**What you should do:** Write each line of the material exactly as given, from the top through the line that contains "const calciumAIErr = [0.8, 1.0, 1.0, 0.8, 0.5, 0.5];", and omit all pictures.

-*-*-

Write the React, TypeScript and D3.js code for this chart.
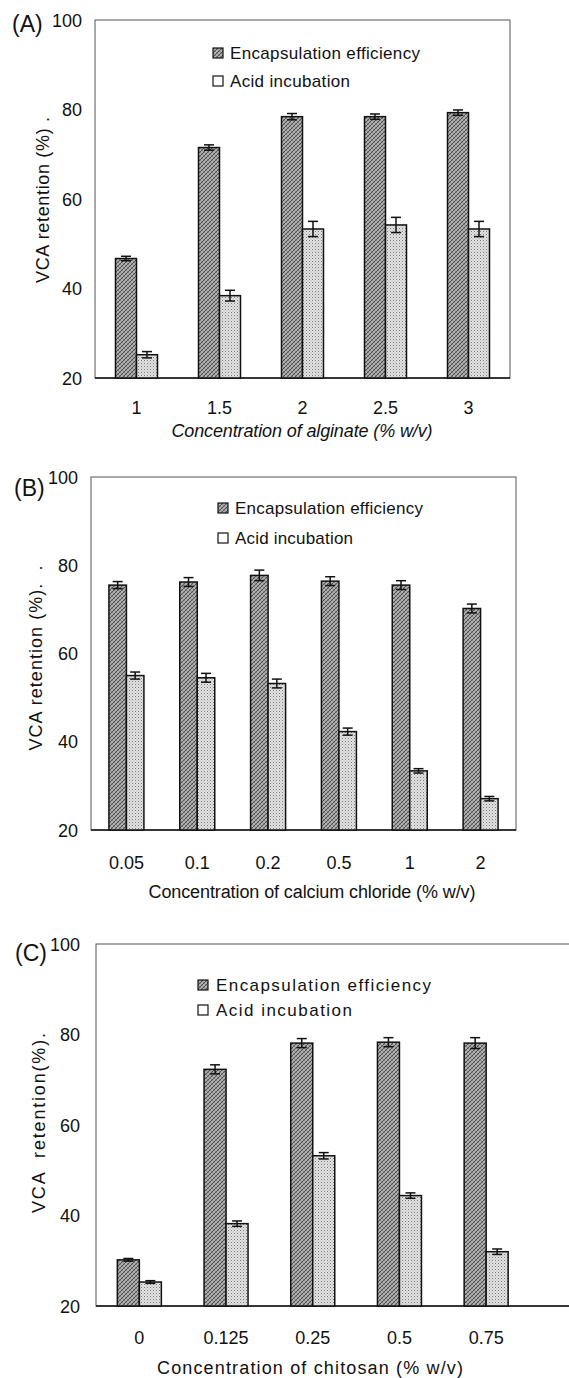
import React from 'react';
import * as d3 from 'd3';

// panel A: alginate
const alginateLabels = ['1', '1.5', '2', '2.5', '3'];
const alginateEE = [46.7, 71.5, 78.4, 78.4, 79.3];
const alginateEEErr = [0.5, 0.6, 0.7, 0.6, 0.6];
const alginateAI = [25.2, 38.4, 53.3, 54.2, 53.3];
const alginateAIErr = [0.7, 1.2, 1.7, 1.7, 1.7];

// panel B: calcium chloride
const calciumLabels = ['0.05', '0.1', '0.2', '0.5', '1', '2'];
const calciumEE = [75.5, 76.2, 77.7, 76.4, 75.5, 70.2];
const calciumEEErr = [0.8, 1.0, 1.2, 1.0, 1.0, 1.0];
const calciumAI = [55.0, 54.5, 53.2, 42.3, 33.4, 27.1];
const calciumAIErr = [0.8, 1.0, 1.0, 0.8, 0.5, 0.5];

// panel C: chitosan
const chitosanLabels = ['0', '0.125', '0.25', '0.5', '0.75'];
const chitosanEE = [30.2, 72.3, 78.1, 78.3, 78.1];
const chitosanEEErr = [0.3, 1.0, 1.0, 1.0, 1.2];
const chitosanAI = [25.3, 38.2, 53.2, 44.4, 32.0];
const chitosanAIErr = [0.3, 0.6, 0.7, 0.6, 0.6];

const yTicks = [20, 40, 60, 80, 100];
const seriesNames = ['Encapsulation efficiency', 'Acid incubation'];

const FONT = '"Liberation Sans", Arial, sans-serif';

const Panel = ({ p }) => {
  const x = d3.scaleBand().domain(p.labels).range([p.left, p.bandRight]).paddingInner(0).paddingOuter(0);
  const y = d3.scaleLinear().domain([20, 100]).range([p.bottom, p.top]);
  const step = x.bandwidth();
  const bw = p.barW;

  const series = [
    { vals: p.ee, errs: p.eeErr, fill: 'url(#hatchEE)', off: -bw },
    { vals: p.ai, errs: p.aiErr, fill: 'url(#dotAI)', off: 0 },
  ];

  return (
    <g>
      {/* frame */}
      <rect x={p.left} y={p.top} width={p.frameRight - p.left} height={p.bottom - p.top}
        fill="none" stroke="#555" strokeWidth={1} />
      <line x1={p.left} x2={p.frameRight} y1={p.bottom} y2={p.bottom} stroke="#111" strokeWidth={1.5} />

      {/* y tick labels */}
      {yTicks.map(t => (
        <text key={t} x={p.tickX} y={y(t) + 6.5} textAnchor="end" fontSize={18} fill="#111">{t}</text>
      ))}

      {/* bars */}
      {p.labels.map((lab, i) => {
        const cx = x(lab) + step / 2;
        return series.map((s, k) => {
          const x0 = cx + s.off;
          const top = y(s.vals[i]);
          const ex = x0 + bw / 2;
          return (
            <g key={lab + k}>
              <rect x={x0} y={top} width={bw} height={p.bottom - top} fill={s.fill} stroke="#111" strokeWidth={1.5} />
              <line x1={ex} x2={ex} y1={y(s.vals[i] + s.errs[i])} y2={y(s.vals[i] - s.errs[i])} stroke="#111" strokeWidth={1.5} />
              <line x1={ex - 5} x2={ex + 5} y1={y(s.vals[i] + s.errs[i])} y2={y(s.vals[i] + s.errs[i])} stroke="#111" strokeWidth={1.5} />
              <line x1={ex - 5} x2={ex + 5} y1={y(s.vals[i] - s.errs[i])} y2={y(s.vals[i] - s.errs[i])} stroke="#111" strokeWidth={1.5} />
            </g>
          );
        });
      })}

      {/* x tick labels */}
      {p.labels.map(lab => (
        <text key={lab} x={x(lab) + step / 2} y={p.xTickY} textAnchor="middle" fontSize={18} fill="#111">{lab}</text>
      ))}

      {/* x title */}
      <text x={p.xTitleX} y={p.xTitleY} textAnchor="middle" fontSize={18} fill="#111"
        fontStyle={p.italic ? 'italic' : 'normal'} textLength={p.xTitleLen} lengthAdjust="spacing">{p.xTitle}</text>

      {/* y title */}
      <text transform={`translate(${p.yTitleX}, ${p.yTitleY}) rotate(-90)`} textAnchor="middle" fontSize={18} fill="#111"
        textLength={p.yTitleLen} lengthAdjust="spacing" style={{ whiteSpace: 'pre' }}>{p.yTitle}</text>

      {/* panel tag */}
      <text x={p.tagX} y={p.tagY} fontSize={23} fill="#111">{p.tag}</text>

      {/* legend */}
      {seriesNames.map((nm, k) => (
        <g key={nm} transform={`translate(${p.legX}, ${p.legY + k * p.legGap})`}>
          <rect x={0} y={-5} width={10} height={10} fill={k === 0 ? 'url(#hatchEE)' : '#fff'} stroke="#111" strokeWidth={1.2} />
          <text x={p.legTextDx} y={6} fontSize={17} fill="#111"
            textLength={k === 0 ? p.legLen0 : p.legLen1} lengthAdjust="spacing">{nm}</text>
        </g>
      ))}
    </g>
  );
};

const panels = [
  {
    tag: '(A)', tagX: 12, tagY: 32,
    labels: alginateLabels, ee: alginateEE, eeErr: alginateEEErr, ai: alginateAI, aiErr: alginateAIErr,
    left: 95, bandRight: 510, frameRight: 510, top: 20, bottom: 378, barW: 21,
    tickX: 82, xTickY: 414, xTitle: 'Concentration of alginate (% w/v)', italic: true,
    xTitleX: 302, xTitleY: 437, xTitleLen: 261,
    yTitle: 'VCA retention (%) .', yTitleX: 49, yTitleY: 200, yTitleLen: 166,
    legX: 213, legY: 53, legGap: 28, legTextDx: 17, legLen0: 190, legLen1: 120,
  },
  {
    tag: '(B)', tagX: 14, tagY: 496,
    labels: calciumLabels, ee: calciumEE, eeErr: calciumEEErr, ai: calciumAI, aiErr: calciumAIErr,
    left: 91, bandRight: 516, frameRight: 516, top: 477, bottom: 830, barW: 17.5,
    tickX: 78, xTickY: 869, xTitle: 'Concentration of calcium chloride (% w/v)', italic: false,
    xTitleX: 312, xTitleY: 898, xTitleLen: 327,
    yTitle: 'VCA retention (%).  .', yTitleX: 42, yTitleY: 658, yTitleLen: 185,
    legX: 218, legY: 508, legGap: 30, legTextDx: 17, legLen0: 188, legLen1: 118,
  },
  {
    tag: '(C)', tagX: 15, tagY: 961,
    labels: chitosanLabels, ee: chitosanEE, eeErr: chitosanEEErr, ai: chitosanAI, aiErr: chitosanAIErr,
    left: 96, bandRight: 529.5, frameRight: 580, top: 944, bottom: 1306, barW: 22,
    tickX: 80, xTickY: 1344, xTitle: 'Concentration of chitosan (% w/v)', italic: false,
    xTitleX: 310, xTitleY: 1374, xTitleLen: 306,
    yTitle: 'VCA  retention(%).', yTitleX: 45, yTitleY: 1123, yTitleLen: 180,
    legX: 198, legY: 985, legGap: 25, legTextDx: 18, legLen0: 215, legLen1: 136,
  },
];

export default function App() {
  return (
    <svg width={569} height={1378} style={{ position: 'absolute', left: 0, top: 0, background: '#fff' }}
      fontFamily={FONT}>
      <defs>
        <pattern id="hatchEE" width={4} height={4} patternUnits="userSpaceOnUse">
          <rect width={4} height={4} fill="#b0b0b0" />
          <path d="M0,4 L4,0 M-1,1 L1,-1 M3,5 L5,3" stroke="#444" strokeWidth={0.9} />
          <path d="M0,0 L4,4" stroke="#777" strokeWidth={0.7} />
        </pattern>
        <pattern id="dotAI" width={3} height={3} patternUnits="userSpaceOnUse">
          <rect width={3} height={3} fill="#e4e4e4" />
          <rect x={0} y={0} width={1} height={1} fill="#777" />
          <rect x={1.5} y={1.5} width={1} height={1} fill="#a0a0a0" />
        </pattern>
      </defs>
      <rect width={569} height={1378} fill="#fff" />
      {panels.map(p => <Panel key={p.tag} p={p} />)}
    </svg>
  );
}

-*-*-

**Answer to the exercise:**
Write the React, TypeScript and D3.js code for this chart.
import React from 'react';
import * as d3 from 'd3';

// panel A: alginate
const alginateLabels = ['1', '1.5', '2', '2.5', '3'];
const alginateEE = [46.7, 71.5, 78.4, 78.4, 79.3];
const alginateEEErr = [0.5, 0.6, 0.7, 0.6, 0.6];
const alginateAI = [25.2, 38.4, 53.3, 54.2, 53.3];
const alginateAIErr = [0.7, 1.2, 1.7, 1.7, 1.7];

// panel B: calcium chloride
const calciumLabels = ['0.05', '0.1', '0.2', '0.5', '1', '2'];
const calciumEE = [75.5, 76.2, 77.7, 76.4, 75.5, 70.2];
const calciumEEErr = [0.8, 1.0, 1.2, 1.0, 1.0, 1.0];
const calciumAI = [55.0, 54.5, 53.2, 42.3, 33.4, 27.1];
const calciumAIErr = [0.8, 1.0, 1.0, 0.8, 0.5, 0.5];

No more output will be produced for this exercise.